I am getting a speed of about 5 msec per insert just calling db_dml {insert into foo...} once per insert. Is there any way to speed up inserts of many rows to a table? I can batch up groups of inserts in my application, but I am trying to figure out if there is any way to get a postgres client to insert faster. Note that I am not restricted to AOLserver's postgres driver, I could use Perl DBI if that would speed things up somehow. The data is being collected by a separate daemon process anyhow. Thanks
Collapse
Posted by Don Baccus on
I don't think it's the AOLserver driver, as it is very lightweight.

I get faster inserts in Oracle vs. PG when doing such tests as migrating ACS 3 forum contents into OpenACS 4.  Much faster (in Oracle I can migrate the openacs.org forum contents about 3x faster than in PG) so I think this exonorates the db_dml Tcl code to some extent, at least.

So that leaves us wondering about PG's speed, right?  Something you might do is to check to see if the machine's CPU or I/O bound.  If I/O bound try things like moving the write-ahead logs to a different disk, index files to a different disk, etc.  You might try turning off fsync for testing purposes as this gets rid of a lot of file I/O.  This would give you baseline data on insert speed (without as much safety, but it would help to pinpoint where your problems lie).

Look into the COPY command, since you can bunch of the data.  COPY is known to be *much* faster than INSERT.

Oh, yes, before doing that even wrap the bunched-up INSERTs in BEGIN/END to make them all happen in a single transaction.  This won't speed things up as much as it did in <PG 7.1 but should still speed things up some.

But the fastest thing to do is COPY.

These are just some simple, top-of-the-head ideas.

Collapse
Posted by Henry Minsky on
Thanks for the bits, Don. Putting everything into a single
transaction was good for a factor of two or more in my case.

I'll look into the COPY command. I think the Perl DBI interface
has a lot less CPU overhead than preparing SQL statements in
ACS/Tcl, so that is also a factor. I am getting something like 500
rows/second inserted via OpenACS, vs. 2000 per second using Perl DBI
(on a 1.4 GHz Linux box with single IDE drive).

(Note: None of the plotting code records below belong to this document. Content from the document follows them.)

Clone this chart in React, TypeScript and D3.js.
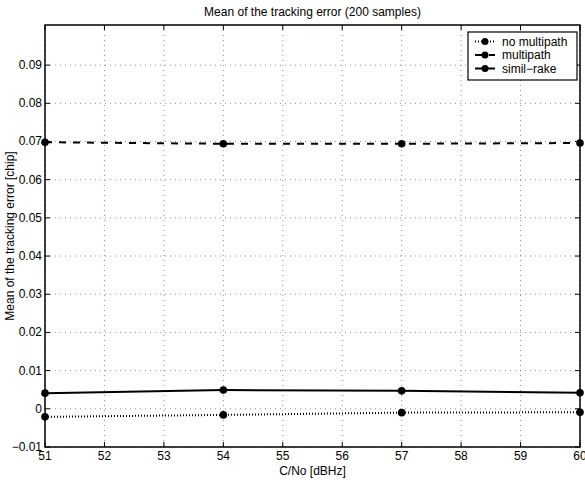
import React from "react";
import * as d3 from "d3";

const xValues = [51, 54, 57, 60];
const noMultipath = [-0.0021, -0.0016, -0.0010, -0.0009];
const multipath = [0.0698, 0.0694, 0.0694, 0.0696];
const similRake = [0.0041, 0.0049, 0.0047, 0.0042];
const xTicks = [51, 52, 53, 54, 55, 56, 57, 58, 59, 60];
const yTicks = [-0.01, 0, 0.01, 0.02, 0.03, 0.04, 0.05, 0.06, 0.07, 0.08, 0.09];
const seriesNames = ["no multipath", "multipath", "simil\u2212rake"];
const title = "Mean of the tracking error (200 samples)";
const xLabel = "C/No [dBHz]";
const yLabel = "Mean of the tracking error [chip]";

const W = 585, H = 480;
const L = 45, R = 580, T = 25, B = 447;
const font = "'Liberation Sans', Arial, Helvetica, sans-serif";
const fs = 12;

export default function App() {
  const x = d3.scaleLinear().domain([51, 60]).range([L, R]);
  const y = d3.scaleLinear().domain([-0.01, 0.1005]).range([B, T]);
  const line = d3.line<number>().x((_, i) => x(xValues[i])).y((d) => y(d));
  const fmt = (v: number) => {
    if (Math.abs(v) < 1e-9) return "0";
    const s = d3.format(".2f")(v);
    return s.replace("-", "\u2212");
  };
  const series = [
    { name: seriesNames[0], data: noMultipath, dash: "1,2" },
    { name: seriesNames[1], data: multipath, dash: "7,7" },
    { name: seriesNames[2], data: similRake, dash: "" },
  ];
  const legX = 468, legY = 32, legW = 109, legH = 48;
  return (
    <svg width={W} height={H} style={{ position: "absolute", left: 0, top: 0, background: "#fff" }}>
      <rect x={0} y={0} width={W} height={H} fill="#fff" />
      {xTicks.map((t) => (
        <line key={"gx" + t} x1={x(t)} x2={x(t)} y1={T} y2={B} stroke="#444" strokeWidth={0.6} strokeDasharray="1,4" />
      ))}
      {yTicks.map((t) => (
        <line key={"gy" + t} x1={L} x2={R} y1={y(t)} y2={y(t)} stroke="#444" strokeWidth={0.6} strokeDasharray="1,4" />
      ))}
      {xTicks.map((t) => (
        <g key={"tx" + t}>
          <line x1={x(t)} x2={x(t)} y1={B} y2={B - 5} stroke="#000" />
          <line x1={x(t)} x2={x(t)} y1={T} y2={T + 5} stroke="#000" />
          <text x={x(t)} y={B + 13} fontSize={fs} fontFamily={font} textAnchor="middle">{t}</text>
        </g>
      ))}
      {yTicks.map((t) => (
        <g key={"ty" + t}>
          <line x1={L} x2={L + 5} y1={y(t)} y2={y(t)} stroke="#000" />
          <line x1={R} x2={R - 5} y1={y(t)} y2={y(t)} stroke="#000" />
          <text x={L - 3} y={y(t) + 4} fontSize={fs} fontFamily={font} textAnchor="end">{fmt(t)}</text>
        </g>
      ))}
      {series.map((s) => (
        <g key={s.name}>
          <path d={line(s.data) || ""} fill="none" stroke="#000" strokeWidth={2} strokeDasharray={s.dash || undefined} />
          {s.data.map((v, i) => (
            <circle key={i} cx={x(xValues[i])} cy={y(v)} r={3.8} fill="#000" />
          ))}
        </g>
      ))}
      <rect x={L} y={T} width={R - L} height={B - T} fill="none" stroke="#000" strokeWidth={1.5} />
      <rect x={legX} y={legY} width={legW} height={legH} fill="#fff" stroke="#000" strokeWidth={1.2} />
      {series.map((s, i) => {
        const ly = legY + 9.5 + i * 13.5;
        return (
          <g key={"leg" + i}>
            <line x1={legX + 7} x2={legX + 27} y1={ly} y2={ly} stroke="#000" strokeWidth={2} strokeDasharray={s.dash || undefined} />
            <circle cx={legX + 17} cy={ly} r={3.5} fill="#000" />
            <text x={legX + 34} y={ly + 4} fontSize={fs} fontFamily={font}>{s.name}</text>
          </g>
        );
      })}
      <text x={(L + R) / 2} y={16} fontSize={fs} fontFamily={font} textAnchor="middle">{title}</text>
      <text x={(L + R) / 2} y={475} fontSize={fs} fontFamily={font} textAnchor="middle">{xLabel}</text>
      <text transform={`translate(14,${(T + B) / 2}) rotate(-90)`} fontSize={fs} fontFamily={font} textAnchor="middle">{yLabel}</text>
    </svg>
  );
}
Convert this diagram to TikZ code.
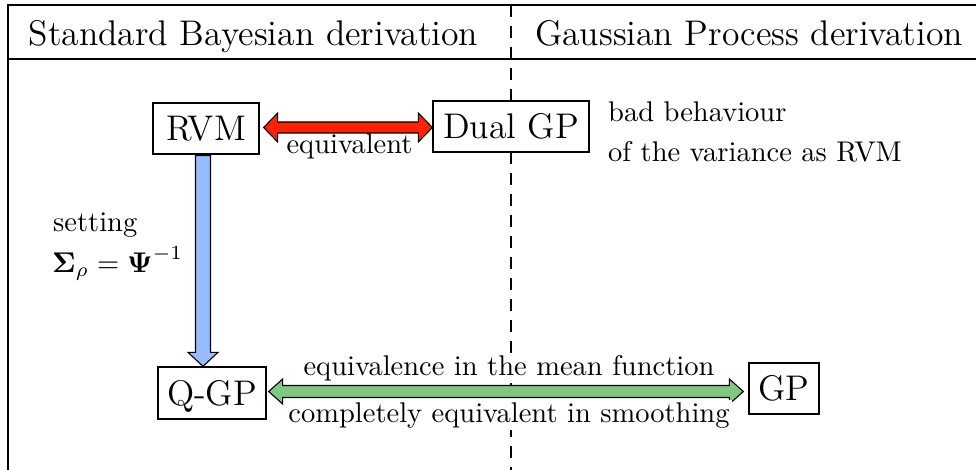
\documentclass[tikz,border=0pt]{standalone}
\usepackage{amsmath}
\usepackage{graphicx}
\usetikzlibrary{calc}
\definecolor{redfill}{RGB}{255,34,0}
\definecolor{bluefill}{RGB}{153,187,255}
\definecolor{greenfill}{RGB}{128,200,128}
\newcommand{\hdtext}[1]{\scalebox{2.85}{\fontsize{12.5}{15}\selectfont #1}}
\newcommand{\lbtext}[1]{\scalebox{2.85}{\fontsize{10}{12}\selectfont #1}}
\begin{document}
\begin{tikzpicture}[x=1pt,y=-1pt,
  boxnode/.style={draw,line width=1.3pt,fill=white,inner sep=0pt,text height=24pt,text depth=0pt,anchor=center},
  lbl/.style={inner sep=0pt,anchor=base},
  lblw/.style={inner sep=0pt,anchor=base west},
  fatarrow/.style={draw=black,line width=1.1pt,line join=miter}]
\useasboundingbox (0,0) rectangle (976,470);
% divider
\draw[line width=2.5pt,dash pattern=on 12pt off 9pt] (511,5) coordinate (dtop) -- (511,472) coordinate (dbot);
% frame
\draw[line width=2.8pt,line join=miter] (978,5) coordinate (fr1) -- (8,5) coordinate (fr2) -- (8,472) coordinate (fr3);
\draw[line width=2.5pt] (8,59) coordinate (hd1) -- (978,59) coordinate (hd2);
% headers
\node[lbl] (hl) at (253.5,46) {\hdtext{Standard Bayesian derivation}};
\node[lbl] (hr) at (749,46) {\hdtext{Gaussian Process derivation}};
% boxes
\node[boxnode,minimum width=106pt,minimum height=51pt] (rvm) at (206,128.5) {\hdtext{RVM}};
\node[boxnode,minimum width=156pt,minimum height=51pt] (dual) at (511,126.5) {\hdtext{Dual GP}};
\node[boxnode,minimum width=108pt,minimum height=52pt] (qgp) at (212,393) {\hdtext{Q-GP}};
\node[boxnode,minimum width=70pt,minimum height=51pt] (gp) at (784,388.5) {\hdtext{GP}};
% red double arrow
\path[fatarrow,fill=redfill] let \p1=(rvm.east), \p2=(dual.west), \p3=($(rvm.east)!0.5!(dual.west)$) in
  (\x1+4pt,\y3) -- (\x1+18pt,\y3+14.5pt) -- (\x1+18pt,\y3+5.5pt) -- (\x2-14pt,\y3+5.5pt)
  -- (\x2-14pt,\y3+14.5pt) -- (\x2,\y3) -- (\x2-14pt,\y3-14.5pt) -- (\x2-14pt,\y3-5.5pt)
  -- (\x1+18pt,\y3-5.5pt) -- (\x1+18pt,\y3-14.5pt) -- cycle;
% blue arrow
\path[fatarrow,fill=bluefill] let \p1=(rvm.south), \p2=(qgp.north) in
  (195.5pt,\y1-1pt) -- (195.5pt,\y2+14pt) -- (188pt,\y2+14pt) -- (203pt,\y2)
  -- (218pt,\y2+14pt) -- (210.5pt,\y2+14pt) -- (210.5pt,\y1-1pt) -- cycle;
% green double arrow
\path[fatarrow,fill=greenfill] let \p1=(qgp.east), \p2=(gp.west) in
  (\x1+2pt,-391.5pt) -- (\x1+16pt,-379pt) -- (\x1+16pt,-385.5pt) -- (\x2-19pt,-385.5pt)
  -- (\x2-19pt,-379pt) -- (\x2-5pt,-391.5pt) -- (\x2-19pt,-404pt) -- (\x2-19pt,-397.5pt)
  -- (\x1+16pt,-397.5pt) -- (\x1+16pt,-404pt) -- cycle;
% labels
\node[lbl] (eq) at (349.5,154) {\lbtext{equivalent}};
\node[lblw] (bad1) at (608,122) {\lbtext{bad behaviour}};
\node[lblw] (bad2) at (608,162) {\lbtext{of the variance as RVM}};
\node[lblw] (set1) at (53,232) {\lbtext{setting}};
\node[lblw] (set2) at (52,272) {\lbtext{$\boldsymbol{\Sigma}_{\rho}=\boldsymbol{\Psi}^{-1}$}};
\node[lbl,fill=white,inner sep=2pt] (mean) at (509,375) {\lbtext{equivalence in the mean function}};
\node[lbl,fill=white,inner sep=2pt] (smooth) at (509,422) {\lbtext{completely equivalent in smoothing}};
\end{tikzpicture}
\end{document}
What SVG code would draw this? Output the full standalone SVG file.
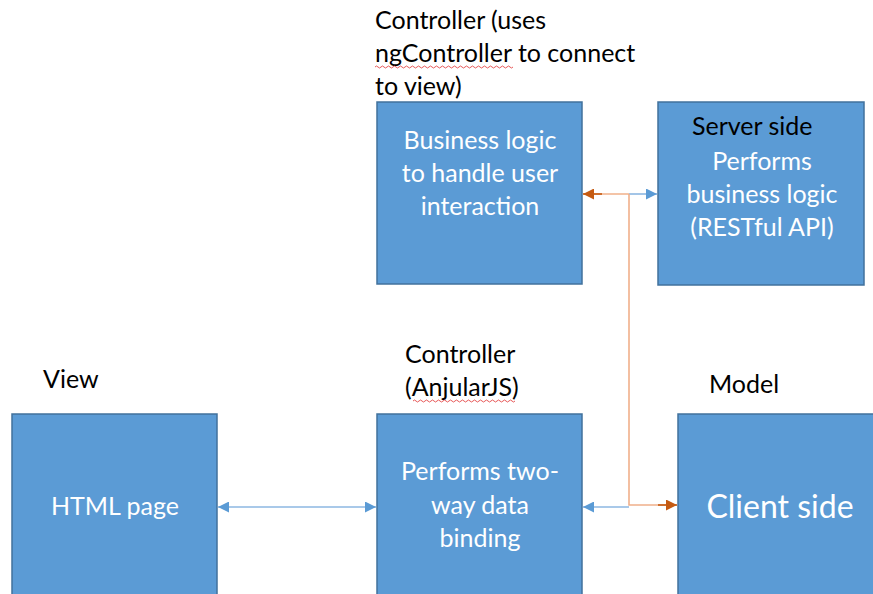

Luckily, this is pretty much fast enough for what I'm trying to
do for the moment.

Henry, what command sequence are you using with Perl DBI?  I ask b/c your comparison between ACS/tcl & Perl DBI is obscured by Perl DBI being such a mis-mash of backwards compatibility and misfeatures that everyone uses it differently.  I'd like to see where and how you get such a boost.
Collapse
Posted by Don Baccus on
We do substitution on SQL queries in TCL before passing them off to the driver, that could be one source of the difference.  You could turn this off easily enough by finding the "subst" command that does this.

We also do massaging of Tcl variables passed in as pseudo-bind vars, double-quoting and escaping backslashes.  That can be avoided by using literals directly.